Indian biscuit maker Britannia Industries has signed a “non-binding memorandum of understanding” with Greek cake-to-croissant maker Chipita that could lead to a joint venture between the two companies.

In a filing with the Bombay Stock Exchange today (21 February), Britannia said: “The company has signed a non-binding memorandum of understanding with Chipita, a Greek company, for exploring certain business opportunities. The company is in advance stage of discussion with Chipita to finalise definitive agreements inter-alia that include joint venture agreement.”

The filing came after a report from Indian newspaper The Economic Times, which carried quotes from Britannia managing director Varun Berry on the possible venture.

“We see immense scale through this partnership, since the categories are highly scalable and are bridge products between biscuits, chocolates and fresh bakery, at competitive prices,” Berry said, according to The Economic Times.

The report said Britannia would like hold a majority stake in the venture.

Berry added: “This partnership gives us a long runway for aggressive growth in a completely new category.”

In its stock market filing today, Britannia said: “The company will inform the stock exchange once the partnership is established and agreements are signed.”
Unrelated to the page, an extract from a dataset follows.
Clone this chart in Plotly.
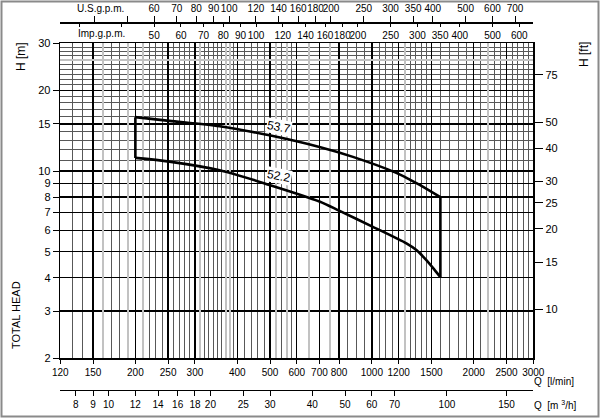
import numpy as np
import plotly.graph_objects as go

# ---------------- data ----------------
q_upper = [200, 252, 355, 498, 700, 879, 1181, 1294, 1385, 1594]          # l/min
h_upper = [15.9, 15.4, 14.7, 13.6, 12.3, 11.3, 9.85, 9.3, 8.88, 7.99]     # m
q_lower = [200, 252, 355, 498, 700, 803, 1007, 1265, 1354, 1449, 1534, 1594]
h_lower = [11.2, 10.85, 10.07, 8.88, 7.70, 7.10, 6.19, 5.37, 5.07, 4.65, 4.27, 4.02]

curve_labels = ["53.7", "52.2"]
label_q = [531, 531]
label_h = [14.6, 9.6]

# axis ticks
q_ticks = [120, 150, 200, 250, 300, 400, 500, 600, 700, 800, 1000, 1200, 1500, 2000, 2500, 3000]
h_ticks = [2, 3, 4, 5, 6, 7, 8, 9, 10, 15, 20, 30]
ft_ticks = [10, 15, 20, 25, 30, 40, 50, 75, 100]
us_ticks = [40, 50, 60, 70, 80, 90, 100, 120, 140, 160, 180, 200, 250, 300, 350, 400, 500, 600, 700]
us_text = [" ", " "] + [str(v) for v in us_ticks[2:]]
imp_ticks = [30, 40, 50, 60, 70, 80, 90, 100, 120, 140, 160, 180, 200, 250, 300, 350, 400, 500, 600]
imp_text = [" ", " "] + [str(v) for v in imp_ticks[2:]]
m3h_ticks = [8, 9, 10, 12, 14, 16, 18, 20, 25, 30, 40, 50, 60, 70, 100, 150]

# grid structure
q_minor = (list(range(130, 200, 10)) + list(range(210, 400, 10)) + list(range(420, 600, 20))
           + [650, 750, 850, 900, 950, 1050, 1100, 1150, 1250, 1300, 1350, 1400, 1450]
           + list(range(1600, 2000, 100)) + list(range(2100, 2500, 100)) + list(range(2600, 3000, 100)))
h_minor = [11, 12, 13, 14, 16, 17, 18, 19] + list(range(21, 30))
q_light = [160, 190, 210, 310, 370, 380, 520, 560, 650, 750, 1250, 2200]
h_light = [26]

# unit conversions
L_PER_USGAL = 3.78541
L_PER_IMPGAL = 4.54609
LMIN_PER_M3H = 1000 / 60
M_PER_FT = 0.3048

W, H = 600, 418
x0px, x1px = 60.3, 533.3
y0px, y1px = 43.3, 358.3
xdom = [x0px / W, x1px / W]
ydom = [1 - y1px / H, 1 - y0px / H]
qmin, qmax = 120, 3000
hmin, hmax = 2, 30

FONT = "Liberation Sans, Arial, sans-serif"
tf = dict(family=FONT, size=10, color="black")

fig = go.Figure()

LINE = dict(color="black", width=2.6)
# upper and lower curves (smooth)
fig.add_trace(go.Scatter(x=q_upper, y=h_upper, mode="lines",
                         line=dict(**LINE, shape="spline", smoothing=0.8),
                         hoverinfo="skip", showlegend=False))
fig.add_trace(go.Scatter(x=q_lower, y=h_lower, mode="lines",
                         line=dict(**LINE, shape="spline", smoothing=0.8),
                         hoverinfo="skip", showlegend=False))
# left and right edges of the operating field
fig.add_trace(go.Scatter(x=[q_lower[0], q_upper[0]], y=[h_lower[0], h_upper[0]], mode="lines",
                         line=LINE, hoverinfo="skip", showlegend=False))
fig.add_trace(go.Scatter(x=[q_upper[-1], q_lower[-1]], y=[h_upper[-1], h_lower[-1]], mode="lines",
                         line=LINE, hoverinfo="skip", showlegend=False))

# empty traces so that every secondary axis gets drawn
for xa, ya in [("x2", "y"), ("x3", "y"), ("x4", "y"), ("x5", "y"), ("x", "y2"), ("x", "y3")]:
    fig.add_trace(go.Scatter(x=[], y=[], xaxis=xa, yaxis=ya, mode="lines",
                             hoverinfo="skip", showlegend=False))

common_x = dict(type="log", automargin=False, fixedrange=True, tickangle=0)
MINOR_COLOR = "#585858"

fig.update_layout(
    width=W, height=H,
    margin=dict(l=0, r=0, t=0, b=0),
    paper_bgcolor="white", plot_bgcolor="white",
    showlegend=False,
    xaxis=dict(**common_x, domain=xdom, range=[np.log10(qmin), np.log10(qmax)],
               tickmode="array", tickvals=q_ticks, ticktext=[str(v) for v in q_ticks],
               ticks="outside", ticklen=4, tickwidth=1, tickcolor="black",
               tickfont=tf, showline=True, linecolor="black", linewidth=1.6, mirror=True,
               showgrid=True, gridcolor="black", gridwidth=1.4, zeroline=False,
               minor=dict(tickmode="array", tickvals=q_minor, showgrid=True,
                          gridcolor=MINOR_COLOR, gridwidth=1, ticks=""),
               anchor="y"),
    yaxis=dict(type="log", domain=ydom, automargin=False, fixedrange=True,
               range=[np.log10(hmin), np.log10(hmax)],
               tickmode="array", tickvals=h_ticks, ticktext=[str(v) for v in h_ticks],
               ticks="outside", ticklen=6, tickwidth=1, tickcolor="black",
               tickfont=dict(family=FONT, size=11, color="black"),
               showline=True, linecolor="black", linewidth=1.6, mirror=True,
               showgrid=True, gridcolor="black", gridwidth=1.4, zeroline=False,
               minor=dict(tickmode="array", tickvals=h_minor, showgrid=True,
                          gridcolor=MINOR_COLOR, gridwidth=1, ticks=""),
               anchor="x"),
    yaxis2=dict(type="log", overlaying="y", side="right", anchor="x", automargin=False,
                range=[np.log10(hmin / M_PER_FT), np.log10(hmax / M_PER_FT)],
                tickmode="array", tickvals=ft_ticks, ticktext=[str(v) for v in ft_ticks],
                ticks="outside", ticklen=9, tickwidth=1, tickcolor="black",
                tickfont=dict(family=FONT, size=11, color="black"),
                showgrid=False, showline=False, zeroline=False, fixedrange=True),
    xaxis2=dict(**common_x,
                overlaying="x", anchor="free", position=1 - 22.3 / H, side="top",
                range=[np.log10(qmin / L_PER_USGAL), np.log10(qmax / L_PER_USGAL)],
                tickmode="array", tickvals=us_ticks, ticktext=us_text,
                ticks="outside", ticklen=6, tickwidth=1, tickcolor="black", tickfont=tf,
                showline=True, linecolor="black", linewidth=1.3, showgrid=False, zeroline=False),
    xaxis3=dict(**common_x,
                overlaying="x", anchor="free", position=1 - 22.3 / H, side="bottom",
                range=[np.log10(qmin / L_PER_IMPGAL), np.log10(qmax / L_PER_IMPGAL)],
                tickmode="array", tickvals=imp_ticks, ticktext=imp_text,
                ticks="outside", ticklen=4, tickwidth=1, tickcolor="black", tickfont=tf,
                showline=False, showgrid=False, zeroline=False),
    xaxis4=dict(**common_x,
                overlaying="x", anchor="free", position=1 - 390 / H, side="bottom",
                range=[np.log10(qmin / LMIN_PER_M3H), np.log10(qmax / LMIN_PER_M3H)],
                tickmode="array", tickvals=m3h_ticks, ticktext=[str(v) for v in m3h_ticks],
                ticks="outside", ticklen=5, tickwidth=1, tickcolor="black", tickfont=tf,
                showline=True, linecolor="black", linewidth=1.3, showgrid=False, zeroline=False),
    xaxis5=dict(**common_x,
                overlaying="x", anchor="y",
                range=[np.log10(qmin), np.log10(qmax)],
                tickmode="array", tickvals=q_light, showticklabels=False, ticks="",
                showgrid=True, gridcolor="#c2c2c2", gridwidth=2, showline=False, zeroline=False),
    yaxis3=dict(type="log", overlaying="y", anchor="x", automargin=False, fixedrange=True,
                range=[np.log10(hmin), np.log10(hmax)],
                tickmode="array", tickvals=h_light, showticklabels=False, ticks="",
                showgrid=True, gridcolor="#c2c2c2", gridwidth=2, showline=False, zeroline=False),
)

def px_ann(text, x, y, size=11, angle=0, family=FONT, xanchor="center"):
    fig.add_annotation(text=text, xref="paper", yref="paper", x=x / W, y=1 - y / H,
                       showarrow=False, textangle=angle, xanchor=xanchor, yanchor="middle",
                       font=dict(family=family, size=size, color="black"))

px_ann("H [m]", 21, 57, size=12, angle=-90)
px_ann("TOTAL HEAD", 16, 315, size=11, angle=-90,
       family="Liberation Sans Narrow, Arial Narrow, Liberation Sans, sans-serif")
px_ann("H [ft]", 584, 55, size=12, angle=-90)
px_ann("Q  [l/min]", 532, 381, size=10, xanchor="left")
px_ann("Q  [m <sup>3</sup>/h]", 532, 405, size=10, xanchor="left")
px_ann("U.S.g.p.m.", 100, 9, size=10)
px_ann("Imp.g.p.m.", 101, 33, size=10)

for t, q, h in zip(curve_labels, label_q, label_h):
    fig.add_annotation(text=t, xref="x", yref="y", x=np.log10(q), y=np.log10(h),
                       showarrow=False, textangle=11, bgcolor="white", borderpad=0,
                       font=dict(family=FONT, size=12, color="black"))

fig.add_shape(type="rect", xref="paper", yref="paper", x0=1.5 / W, x1=1 - 1.5 / W,
              y0=1.5 / H, y1=1 - 1.5 / H, line=dict(color="#8a8a8a", width=2))

fig.write_html("out.html", config={"displayModeBar": False, "staticPlot": True},
               post_script="document.body.style.margin='0px';")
Chipita’s operations focus primarily on four product categories: croissants, savoury snacks such as baked rolls, cakes and confectionery. The company operates brands including Fineti, 7 Days and Chipicao. The company’s products are sold in 66 countries around the world, including India. Chipita manufactures products in 17 plants located in nine different countries.

Last week, Britannia reported higher nine-month sales and earnings but outlined the impact it saw the Indian government’s demonetisation move in November have on its third-quarter results.